Needed from MTC:  The in-house efforts at MTC to tackle some of the Region’s knottiest problems are commendable but the MTC Staff leadership needs to become more pro-active when it comes to recognizing regional problems and acting to help resolve them when the need arises. It needs to become more assertive and more professionally independent when it comes to determining what makes regional sense and what doesn’t. It needs to become more directly involved when regional problems are proving difficult for individual transit agencies to resolve. To ensure consistently smart and productive utilization of tax dollars for the benefit of the entire region, it will be necessary for the MTC commissioners and above all its professional staff leadership to dedicate themselves to independent objective thinking and effective regional coordination.

Needed from the Large Transportation Bureaucracies:  They can also do better. To be seriously considered, proposed capital improvement projects should be both compatible with regional planning objectives and genuinely cost effective. The staff leaderships of the large transit agencies need to react in a consistently objective and otherwise professional way to each proposed project regardless of the source of the proposal. They should also commit themselves to consistently meeting high standards of administrative efficiency and management effectiveness.

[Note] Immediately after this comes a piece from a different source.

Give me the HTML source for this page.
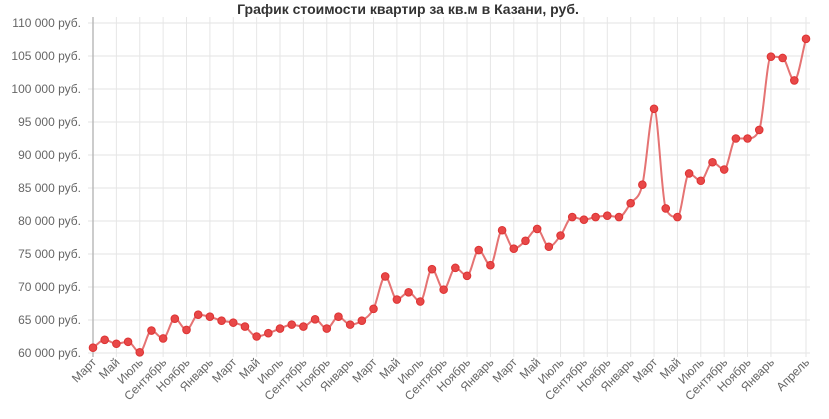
<!DOCTYPE html>
<html><head><meta charset="utf-8">
<style>
html,body{margin:0;padding:0;background:#fff;}
svg{display:block;font-family:"Liberation Sans",Arial,sans-serif;}
</style></head>
<body>
<svg id="chart" width="829" height="419" viewBox="0 0 829 419" xmlns="http://www.w3.org/2000/svg">
<text x="408" y="14" text-anchor="middle" font-size="14" font-weight="bold" fill="#333">График стоимости квартир за кв.м в Казани, руб.</text>
<g id="grid"></g><g id="yaxis"></g><g id="xaxis"></g><g id="series"></g>
</svg>
<script>
const values = [60800,62000,61400,61700,60100,63400,62200,65200,63500,65800,65500,64900,64600,64000,62500,63000,63700,64300,64000,65100,63700,65500,64300,64900,66700,71600,68100,69200,67800,72700,69600,72900,71700,75600,73300,78600,75800,77000,78800,76100,77800,80600,80200,80600,80800,80600,82700,85500,97000,81900,80600,87200,86100,88900,87800,92500,92500,93800,104900,104700,101300,107600];
const monthNames = ["Март","Май","Июль","Сентябрь","Ноябрь","Январь"];
const yTicks = [60000,65000,70000,75000,80000,85000,90000,95000,100000,105000,110000];
const NS="http://www.w3.org/2000/svg";
const X0=93,X1=806,Y0=353,Y1=23,YMIN=60000,YMAX=110000;
const n=values.length;
const xs=i=>X0+(X1-X0)*i/(n-1);
const ys=v=>Y0-(v-YMIN)/(YMAX-YMIN)*(Y0-Y1);
function mk(tag,attrs,parent){const e=document.createElementNS(NS,tag);for(const k in attrs)e.setAttribute(k,attrs[k]);parent.appendChild(e);return e;}
const grid=document.getElementById('grid'),yax=document.getElementById('yaxis'),xax=document.getElementById('xaxis'),ser=document.getElementById('series');
function fmt(v){return String(v).replace(/\B(?=(\d{3})+(?!\d))/g,' ')+' руб.';}
yTicks.forEach(v=>{
  const l=mk('line',{x1:X0-5,x2:810,y1:ys(v),y2:ys(v),stroke:'#e3e3e3','stroke-width':1},grid);
  
  
  const t=mk('text',{x:X0-12,y:ys(v)+4,'text-anchor':'end','font-size':12,fill:'#666'},yax);
  t.textContent=fmt(v);
  
  
});
const labelIdx=[];const labels=[];
for(let i=0;i<n-3;i+=2){labelIdx.push(i);labels.push(monthNames[(i/2)%6]);}
labelIdx.push(n-1);labels.push("Апрель");
labelIdx.forEach((i,k)=>{
  const x=xs(i);
  const l=mk('line',{x1:x,x2:x,y1:17,y2:Y0+4,stroke:'#e6e6e6','stroke-width':1},grid);
  
  
  const t=mk('text',{x:x+4,y:Y0+10,'text-anchor':'end','font-size':12,fill:'#666',transform:`rotate(-45 ${x+4} ${Y0+10})`},xax);
  t.textContent=labels[k];
  
  
});
const ax=mk('line',{x1:X0,x2:X0,y1:17,y2:Y0+4,stroke:'#bbb','stroke-width':1.5},grid);


// monotone cubic line
const pts=values.map((v,i)=>[xs(i),ys(v)]);
const dx=[],sl=[];
for(let i=0;i<n-1;i++){dx.push(pts[i+1][0]-pts[i][0]);sl.push((pts[i+1][1]-pts[i][1])/dx[i]);}
const m=[sl[0]];
for(let i=1;i<n-1;i++){m.push(sl[i-1]*sl[i]<=0?0:(sl[i-1]+sl[i])/2);}
m.push(sl[n-2]);
for(let i=0;i<n-1;i++){
  if(sl[i]===0){m[i]=0;m[i+1]=0;continue;}
  const a=m[i]/sl[i],b=m[i+1]/sl[i],s=a*a+b*b;
  if(s>9){const tt=3/Math.sqrt(s);m[i]=tt*a*sl[i];m[i+1]=tt*b*sl[i];}
}
let d=`M${pts[0][0]},${pts[0][1]}`;
for(let i=0;i<n-1;i++){
  const h=dx[i]/3;
  d+=` C${pts[i][0]+h},${pts[i][1]+m[i]*h} ${pts[i+1][0]-h},${pts[i+1][1]-m[i+1]*h} ${pts[i+1][0]},${pts[i+1][1]}`;
}
const path=mk('path',{d:d,fill:'none',stroke:'#e57373','stroke-width':2},ser);


pts.forEach(p=>{
  const c=mk('circle',{cx:p[0],cy:p[1],r:3.8,fill:'#e84848',stroke:'#d33','stroke-width':1},ser);
  
  
});
</script>
</body></html>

Parochial projects sometimes have their place, but the failure during the last 45 years of the Bay Area’s large transportation agencies to use their incoming tens of billions of dollars to gradually bring about an effective regional transit alternative to the automobile is inexcusable.

Read more here

Current capital project development practices need to change. Here are a few that warrant close attention:

  • Bonafide alternative analyses should once again become the norm. Pet projects being pushed to the top of the priority list without objective independent analysis should become a thing of the past.
  • Cost estimates should be carefully prepared by experienced professional cost-estimators.
  • Transit commissions and boards should assign only experienced and highly qualified individuals of proven ability to upper-level management positions.
  • Transit funds should be consistently used only for their intended purposes.
  • Defined scopes, budgets and schedules should be rigorously adhered to.
  • Transit agencies facing critical operating and capital funding shortages must streamline their operations even if it means reorganization and/or cutting jobs when conditions call for it.
  • Highway planning and development in the Greater Bay Area should proceed in conformity with the interests of the Region at large rather than parochial and special interests that do not take regional coordination and cost-effectiveness into account.
  • To ensure consistently top performance, each large public transportation agency should undergo an independent financial and management audit conducted by highly qualified and completely independent outside experts at least once every three years.

BATWG will work with any group or participate in any discussion geared to achieving the above-described objectives.